## Start DATASET SECTION

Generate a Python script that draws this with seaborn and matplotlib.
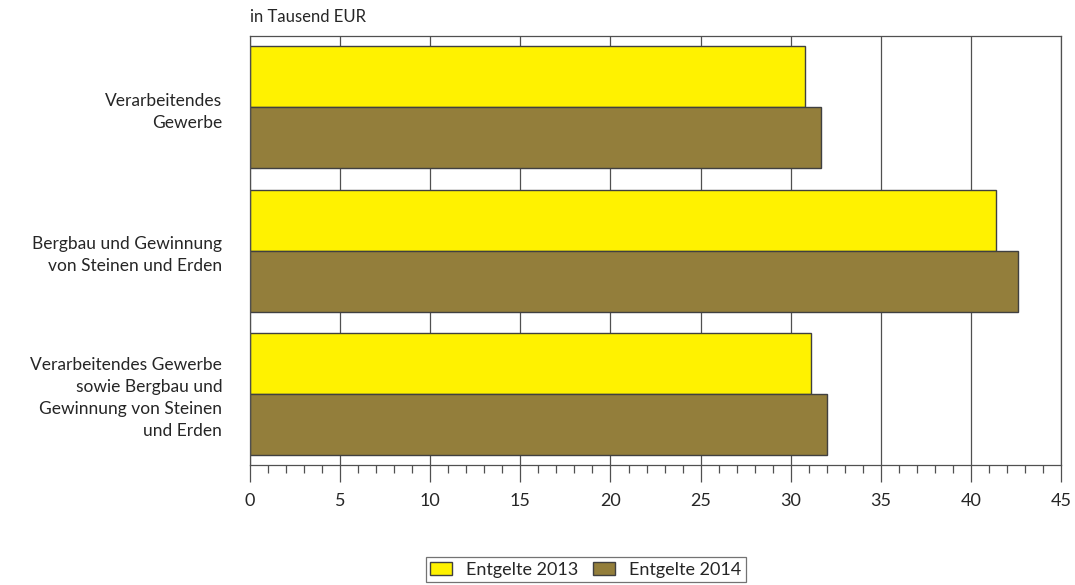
import pandas as pd
import matplotlib.pyplot as plt
import seaborn as sns
from matplotlib.ticker import MultipleLocator

# Daten (in Tausend EUR)
bereiche = [
    'Verarbeitendes\nGewerbe',
    'Bergbau und Gewinnung\nvon Steinen und Erden',
    'Verarbeitendes Gewerbe\nsowie Bergbau und\nGewinnung von Steinen\nund Erden',
]
entgelte_2013 = [30.8, 41.4, 31.1]
entgelte_2014 = [31.7, 42.6, 32.0]
serien = ['Entgelte 2013', 'Entgelte 2014']

df = pd.DataFrame({
    'Bereich': bereiche * 2,
    'Serie': [serien[0]] * 3 + [serien[1]] * 3,
    'Wert': entgelte_2013 + entgelte_2014,
})

sns.set_theme(style="white")
plt.rcParams['font.family'] = ['Lato', 'DejaVu Sans']

fig = plt.figure(figsize=(10.75, 5.85), dpi=100)
ax = fig.add_axes([0.2326, 0.205, 0.9870 - 0.2326, 0.9385 - 0.205])

sns.barplot(
    data=df, x='Wert', y='Bereich', hue='Serie', orient='h',
    palette=['#FFF200', '#937E3B'], saturation=1, width=0.853, gap=0,
    edgecolor='#404040', linewidth=1, ax=ax, legend=True,
)

ax.set_xlim(0, 45)
ax.set_ylim(2.5, -0.5)
ax.xaxis.set_major_locator(MultipleLocator(5))
ax.xaxis.set_minor_locator(MultipleLocator(1))
ax.grid(axis='x', which='major', color='#505050', linewidth=0.9)
ax.set_axisbelow(True)
ax.tick_params(axis='x', which='major', direction='out', length=12, width=0.9,
               color='#505050', labelsize=13, pad=8, bottom=True)
ax.tick_params(axis='x', which='minor', direction='out', length=6, width=0.9,
               color='#505050', bottom=True)
ax.tick_params(axis='y', length=0, labelsize=12.5, pad=20)
for lbl in ax.get_yticklabels():
    lbl.set_horizontalalignment('right')
    lbl.set_multialignment('right')
    lbl.set_linespacing(1.45)
for sp in ax.spines.values():
    sp.set_color('#505050')
    sp.set_linewidth(0.9)
ax.set_xlabel('')
ax.set_ylabel('')

ax.text(0, 1.025, 'in Tausend EUR', transform=ax.transAxes, fontsize=12,
        ha='left', va='bottom')

leg = ax.legend(loc='center', bbox_to_anchor=(0.545, 0.026),
                bbox_transform=fig.transFigure, ncol=2,
                frameon=True, fancybox=False, fontsize=13, handlelength=1.2,
                handleheight=0.7, columnspacing=0.8, handletextpad=0.8,
                borderpad=0.25, borderaxespad=0)
leg.get_frame().set_edgecolor('#505050')
leg.get_frame().set_linewidth(0.9)

fig.savefig('out.png', dpi=100)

## End DATASET SECTION

### WORK TO COMPLETE
All the lines above are to be reproduced exactly, except the pictures.

### OUTPUT OF THE EXERCISE
Generate a Python script that draws this with seaborn and matplotlib.
import pandas as pd
import matplotlib.pyplot as plt
import seaborn as sns
from matplotlib.ticker import MultipleLocator

# Daten (in Tausend EUR)
bereiche = [
    'Verarbeitendes\nGewerbe',
    'Bergbau und Gewinnung\nvon Steinen und Erden',
    'Verarbeitendes Gewerbe\nsowie Bergbau und\nGewinnung von Steinen\nund Erden',
]
entgelte_2013 = [30.8, 41.4, 31.1]
entgelte_2014 = [31.7, 42.6, 32.0]
serien = ['Entgelte 2013', 'Entgelte 2014']

df = pd.DataFrame({
    'Bereich': bereiche * 2,
    'Serie': [serien[0]] * 3 + [serien[1]] * 3,
    'Wert': entgelte_2013 + entgelte_2014,
})

sns.set_theme(style="white")
plt.rcParams['font.family'] = ['Lato', 'DejaVu Sans']

fig = plt.figure(figsize=(10.75, 5.85), dpi=100)
ax = fig.add_axes([0.2326, 0.205, 0.9870 - 0.2326, 0.9385 - 0.205])

sns.barplot(
    data=df, x='Wert', y='Bereich', hue='Serie', orient='h',
    palette=['#FFF200', '#937E3B'], saturation=1, width=0.853, gap=0,
    edgecolor='#404040', linewidth=1, ax=ax, legend=True,
)

ax.set_xlim(0, 45)
ax.set_ylim(2.5, -0.5)
ax.xaxis.set_major_locator(MultipleLocator(5))
ax.xaxis.set_minor_locator(MultipleLocator(1))
ax.grid(axis='x', which='major', color='#505050', linewidth=0.9)
ax.set_axisbelow(True)
ax.tick_params(axis='x', which='major', direction='out', length=12, width=0.9,
               color='#505050', labelsize=13, pad=8, bottom=True)
ax.tick_params(axis='x', which='minor', direction='out', length=6, width=0.9,
               color='#505050', bottom=True)
ax.tick_params(axis='y', length=0, labelsize=12.5, pad=20)
for lbl in ax.get_yticklabels():
    lbl.set_horizontalalignment('right')
    lbl.set_multialignment('right')
    lbl.set_linespacing(1.45)
for sp in ax.spines.values():
    sp.set_color('#505050')
    sp.set_linewidth(0.9)
ax.set_xlabel('')
ax.set_ylabel('')

ax.text(0, 1.025, 'in Tausend EUR', transform=ax.transAxes, fontsize=12,
        ha='left', va='bottom')

leg = ax.legend(loc='center', bbox_to_anchor=(0.545, 0.026),
                bbox_transform=fig.transFigure, ncol=2,
                frameon=True, fancybox=False, fontsize=13, handlelength=1.2,
                handleheight=0.7, columnspacing=0.8, handletextpad=0.8,
                borderpad=0.25, borderaxespad=0)
leg.get_frame().set_edgecolor('#505050')
leg.get_frame().set_linewidth(0.9)

fig.savefig('out.png', dpi=100)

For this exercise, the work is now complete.